The unpiloted Progress 17 cargo ship sits atop its Soyuz rocket on the launchpad at the Baikonur Cosmodrome. Credit: NASA.

Baikonur (SPX) Mar 01, 2005
An unmanned Russian cargo craft lifted off Monday from the Baikonur Cosmodrome in Kazakhstan with about 2.3 tons of supplies and equipment for the International Space Station and its Expedition 10 crew, Commander Leroy Chiao and Flight Engineer Salizhan Sharipov.

ISS Progress 17 launched on time at 2:09 p.m. EST. It reached orbit in less than 10 minutes. Moments later, automatic commands deployed its solar arrays and navigational antennas.

Engine firings are scheduled later Monday to adjust the Progress' orbit for an automated docking March 2 at 3:15 p.m. EST to the aft port of the Station's Zvezda Service Module.

Among the spacecraft's 4,631 pounds of cargo are 386 pounds of propellant, 242 pounds of oxygen and air, and 1,071 pounds of water.

Among equipment aboard the new Progress are cameras and lenses to be used to photograph thermal protection tiles of Discovery as the return to flight mission approaches the station and a new heat exchanger for the U.S. Quest Airlock that should allow resumption of U.S. spacewalks from the Station.

Also aboard are 86 containers of food, an additional 160-day supply for the Station. Spare parts for the Russian Elektron oxygen-producing system and the Vozdukh carbon-dioxide removal system are among the cargo items, as are spare parts and supplies for the Station's toilet.

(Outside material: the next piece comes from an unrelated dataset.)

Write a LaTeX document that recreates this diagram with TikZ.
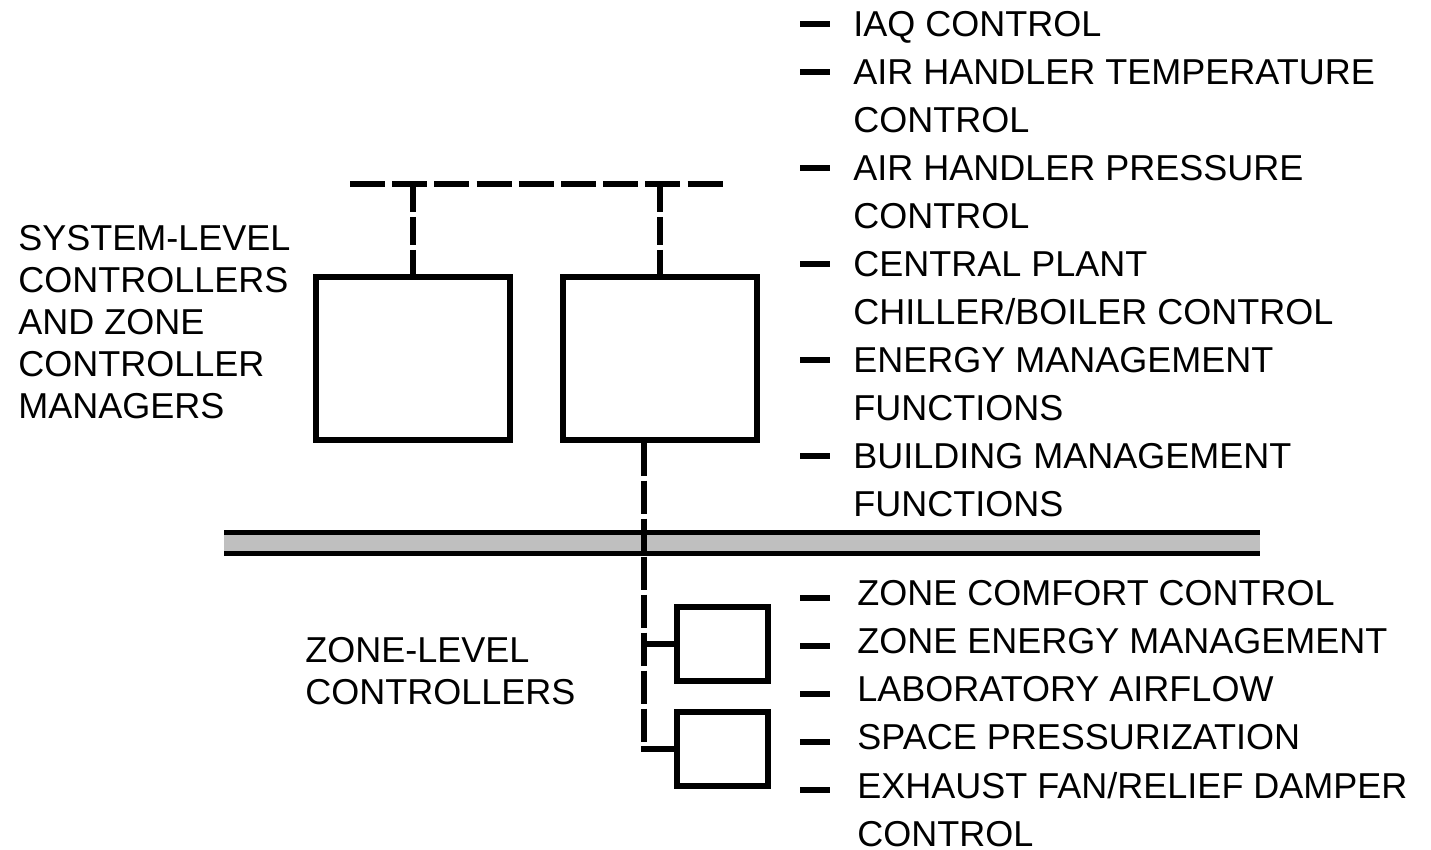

The Progress 16 cargo ship, which had been at the Station since Christmas Day, was undocked on Sunday, clearing the aft port of Zvezda for the new Progress. Filled with trash and discarded items, Progress 16 will be commanded to deorbit by Russian flight controllers after about 10 days of engineering tests. It will burn up in the Earth's atmosphere soon afterward.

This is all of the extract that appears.